* _JOB_:
Check every line below for the string "this", and copy the lines that contain it.
________________
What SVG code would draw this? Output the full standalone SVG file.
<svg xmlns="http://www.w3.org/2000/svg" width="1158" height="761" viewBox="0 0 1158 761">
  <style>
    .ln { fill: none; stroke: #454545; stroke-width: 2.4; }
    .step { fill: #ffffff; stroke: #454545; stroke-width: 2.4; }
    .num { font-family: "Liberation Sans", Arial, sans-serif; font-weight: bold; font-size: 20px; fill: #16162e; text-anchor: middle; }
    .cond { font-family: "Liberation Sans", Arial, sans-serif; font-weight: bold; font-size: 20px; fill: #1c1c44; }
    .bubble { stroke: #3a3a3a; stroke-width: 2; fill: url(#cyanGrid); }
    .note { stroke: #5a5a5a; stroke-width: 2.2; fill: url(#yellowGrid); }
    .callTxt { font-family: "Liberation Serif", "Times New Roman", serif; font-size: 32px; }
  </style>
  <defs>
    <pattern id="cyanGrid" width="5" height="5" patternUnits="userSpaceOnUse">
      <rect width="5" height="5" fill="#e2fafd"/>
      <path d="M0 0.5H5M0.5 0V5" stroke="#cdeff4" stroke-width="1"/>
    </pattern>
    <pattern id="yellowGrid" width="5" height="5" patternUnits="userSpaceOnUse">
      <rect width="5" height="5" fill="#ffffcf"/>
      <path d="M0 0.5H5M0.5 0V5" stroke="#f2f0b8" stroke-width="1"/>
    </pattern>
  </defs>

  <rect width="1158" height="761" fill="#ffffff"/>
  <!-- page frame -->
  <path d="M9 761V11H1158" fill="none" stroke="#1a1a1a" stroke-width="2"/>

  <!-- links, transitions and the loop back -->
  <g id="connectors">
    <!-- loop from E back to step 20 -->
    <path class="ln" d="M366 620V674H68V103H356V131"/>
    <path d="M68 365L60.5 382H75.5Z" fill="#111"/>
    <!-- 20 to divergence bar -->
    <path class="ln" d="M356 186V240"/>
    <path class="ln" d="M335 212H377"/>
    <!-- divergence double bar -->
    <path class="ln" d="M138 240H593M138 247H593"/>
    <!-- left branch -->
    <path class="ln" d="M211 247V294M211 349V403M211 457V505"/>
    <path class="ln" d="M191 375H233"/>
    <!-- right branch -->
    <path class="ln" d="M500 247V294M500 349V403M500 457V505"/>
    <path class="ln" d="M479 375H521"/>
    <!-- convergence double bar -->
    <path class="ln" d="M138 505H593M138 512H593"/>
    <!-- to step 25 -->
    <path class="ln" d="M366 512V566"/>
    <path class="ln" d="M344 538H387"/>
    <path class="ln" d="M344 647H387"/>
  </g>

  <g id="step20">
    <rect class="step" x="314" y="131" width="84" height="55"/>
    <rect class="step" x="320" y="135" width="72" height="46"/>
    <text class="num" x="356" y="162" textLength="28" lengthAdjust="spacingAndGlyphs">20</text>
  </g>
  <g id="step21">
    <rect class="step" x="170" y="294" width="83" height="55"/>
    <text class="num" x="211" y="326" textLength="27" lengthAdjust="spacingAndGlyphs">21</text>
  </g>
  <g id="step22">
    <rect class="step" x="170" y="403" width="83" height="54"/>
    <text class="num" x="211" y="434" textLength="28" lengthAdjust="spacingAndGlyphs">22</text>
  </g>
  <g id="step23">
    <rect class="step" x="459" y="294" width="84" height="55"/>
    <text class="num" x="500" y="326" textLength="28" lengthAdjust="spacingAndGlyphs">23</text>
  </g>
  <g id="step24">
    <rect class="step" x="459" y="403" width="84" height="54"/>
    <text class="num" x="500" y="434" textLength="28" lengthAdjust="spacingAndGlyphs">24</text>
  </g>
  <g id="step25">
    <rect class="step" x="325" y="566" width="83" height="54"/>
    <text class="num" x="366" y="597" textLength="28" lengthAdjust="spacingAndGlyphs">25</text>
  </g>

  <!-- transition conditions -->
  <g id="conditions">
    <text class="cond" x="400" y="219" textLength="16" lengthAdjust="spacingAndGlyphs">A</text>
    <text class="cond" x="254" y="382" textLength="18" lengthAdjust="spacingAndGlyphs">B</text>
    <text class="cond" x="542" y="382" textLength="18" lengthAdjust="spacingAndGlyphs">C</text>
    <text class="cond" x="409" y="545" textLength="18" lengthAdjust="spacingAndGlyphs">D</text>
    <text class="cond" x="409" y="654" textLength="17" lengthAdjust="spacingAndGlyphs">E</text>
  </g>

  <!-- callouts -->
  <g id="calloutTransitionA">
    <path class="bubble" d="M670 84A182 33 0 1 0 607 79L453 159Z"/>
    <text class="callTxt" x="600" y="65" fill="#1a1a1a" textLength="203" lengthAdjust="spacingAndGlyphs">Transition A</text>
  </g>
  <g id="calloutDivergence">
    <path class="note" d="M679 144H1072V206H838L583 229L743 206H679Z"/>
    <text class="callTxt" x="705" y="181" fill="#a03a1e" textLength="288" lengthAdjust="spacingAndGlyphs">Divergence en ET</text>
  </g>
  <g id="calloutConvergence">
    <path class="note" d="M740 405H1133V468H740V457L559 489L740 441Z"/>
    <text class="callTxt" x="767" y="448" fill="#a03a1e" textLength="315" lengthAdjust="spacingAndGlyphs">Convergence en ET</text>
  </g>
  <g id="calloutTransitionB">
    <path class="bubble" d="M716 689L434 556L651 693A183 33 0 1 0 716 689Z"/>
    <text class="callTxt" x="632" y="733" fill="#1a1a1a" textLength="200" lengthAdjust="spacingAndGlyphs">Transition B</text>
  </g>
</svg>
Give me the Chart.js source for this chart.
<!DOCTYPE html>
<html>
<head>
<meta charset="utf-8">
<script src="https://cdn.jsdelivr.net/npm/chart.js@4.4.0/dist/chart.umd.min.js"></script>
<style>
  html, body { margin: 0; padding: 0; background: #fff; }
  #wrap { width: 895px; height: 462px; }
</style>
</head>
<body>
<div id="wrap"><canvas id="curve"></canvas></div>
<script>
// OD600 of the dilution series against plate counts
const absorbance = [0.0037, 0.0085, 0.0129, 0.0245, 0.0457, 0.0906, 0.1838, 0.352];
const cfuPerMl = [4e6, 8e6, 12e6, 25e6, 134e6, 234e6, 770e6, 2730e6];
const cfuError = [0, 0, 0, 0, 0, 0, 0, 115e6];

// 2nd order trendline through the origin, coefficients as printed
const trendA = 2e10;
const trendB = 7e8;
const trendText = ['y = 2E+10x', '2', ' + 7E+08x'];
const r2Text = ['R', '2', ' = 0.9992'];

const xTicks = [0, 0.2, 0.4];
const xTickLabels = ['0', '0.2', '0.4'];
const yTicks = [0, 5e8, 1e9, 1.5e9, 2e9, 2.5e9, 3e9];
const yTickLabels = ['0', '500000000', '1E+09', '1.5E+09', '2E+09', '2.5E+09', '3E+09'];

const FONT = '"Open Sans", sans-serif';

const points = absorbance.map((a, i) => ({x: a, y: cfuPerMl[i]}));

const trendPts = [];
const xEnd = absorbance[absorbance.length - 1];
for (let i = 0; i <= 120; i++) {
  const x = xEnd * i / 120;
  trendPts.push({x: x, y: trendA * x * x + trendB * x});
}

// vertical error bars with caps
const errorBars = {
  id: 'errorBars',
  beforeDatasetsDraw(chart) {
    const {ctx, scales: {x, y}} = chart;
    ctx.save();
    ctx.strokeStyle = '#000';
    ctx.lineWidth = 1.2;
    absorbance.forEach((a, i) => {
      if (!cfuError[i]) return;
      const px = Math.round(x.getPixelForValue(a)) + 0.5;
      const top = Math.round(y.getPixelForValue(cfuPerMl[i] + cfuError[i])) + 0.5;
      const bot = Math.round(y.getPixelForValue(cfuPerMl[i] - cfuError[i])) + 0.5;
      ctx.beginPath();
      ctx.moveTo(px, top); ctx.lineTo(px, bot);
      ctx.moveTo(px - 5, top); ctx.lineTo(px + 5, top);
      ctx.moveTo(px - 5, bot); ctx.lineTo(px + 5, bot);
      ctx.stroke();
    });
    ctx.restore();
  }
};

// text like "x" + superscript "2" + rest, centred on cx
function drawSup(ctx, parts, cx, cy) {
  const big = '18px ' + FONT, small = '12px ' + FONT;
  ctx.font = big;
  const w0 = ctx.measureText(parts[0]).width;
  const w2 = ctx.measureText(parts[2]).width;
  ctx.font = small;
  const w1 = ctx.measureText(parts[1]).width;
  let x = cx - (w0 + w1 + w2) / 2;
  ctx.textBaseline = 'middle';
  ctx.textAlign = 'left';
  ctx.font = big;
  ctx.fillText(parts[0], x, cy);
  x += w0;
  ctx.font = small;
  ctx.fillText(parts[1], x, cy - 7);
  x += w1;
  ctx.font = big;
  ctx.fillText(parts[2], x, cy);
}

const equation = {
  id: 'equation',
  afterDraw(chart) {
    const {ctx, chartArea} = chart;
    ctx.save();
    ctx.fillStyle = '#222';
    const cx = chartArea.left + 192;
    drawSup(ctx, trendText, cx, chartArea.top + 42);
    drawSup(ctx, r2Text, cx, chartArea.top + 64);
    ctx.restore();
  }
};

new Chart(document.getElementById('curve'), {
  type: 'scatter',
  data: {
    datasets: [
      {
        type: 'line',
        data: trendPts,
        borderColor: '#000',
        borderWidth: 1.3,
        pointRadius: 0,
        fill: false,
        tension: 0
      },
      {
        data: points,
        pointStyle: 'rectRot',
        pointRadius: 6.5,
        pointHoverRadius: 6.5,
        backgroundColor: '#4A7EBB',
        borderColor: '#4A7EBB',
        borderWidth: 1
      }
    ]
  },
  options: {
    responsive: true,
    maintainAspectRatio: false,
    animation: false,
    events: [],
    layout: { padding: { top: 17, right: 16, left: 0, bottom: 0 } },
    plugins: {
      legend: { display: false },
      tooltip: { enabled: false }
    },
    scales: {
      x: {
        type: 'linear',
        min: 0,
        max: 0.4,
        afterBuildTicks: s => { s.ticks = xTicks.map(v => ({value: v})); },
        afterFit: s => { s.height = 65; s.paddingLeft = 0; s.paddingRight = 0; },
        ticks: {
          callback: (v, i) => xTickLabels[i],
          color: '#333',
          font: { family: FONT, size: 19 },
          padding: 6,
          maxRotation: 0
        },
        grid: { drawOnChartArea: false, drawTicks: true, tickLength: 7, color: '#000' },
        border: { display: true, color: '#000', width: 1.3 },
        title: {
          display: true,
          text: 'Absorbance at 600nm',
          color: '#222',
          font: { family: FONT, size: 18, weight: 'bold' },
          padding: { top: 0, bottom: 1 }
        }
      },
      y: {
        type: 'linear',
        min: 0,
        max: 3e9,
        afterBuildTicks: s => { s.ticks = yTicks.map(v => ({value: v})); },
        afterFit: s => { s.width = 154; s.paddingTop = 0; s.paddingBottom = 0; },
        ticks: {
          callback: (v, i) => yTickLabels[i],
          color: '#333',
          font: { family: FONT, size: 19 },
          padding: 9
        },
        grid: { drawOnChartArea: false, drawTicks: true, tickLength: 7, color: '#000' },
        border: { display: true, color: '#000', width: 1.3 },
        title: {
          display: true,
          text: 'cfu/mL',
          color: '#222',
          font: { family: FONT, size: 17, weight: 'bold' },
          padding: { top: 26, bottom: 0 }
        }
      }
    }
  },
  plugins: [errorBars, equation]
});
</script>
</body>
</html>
________________
* _EXPECTED OUTPUT_:
What SVG code would draw this? Output the full standalone SVG file.
Give me the Chart.js source for this chart.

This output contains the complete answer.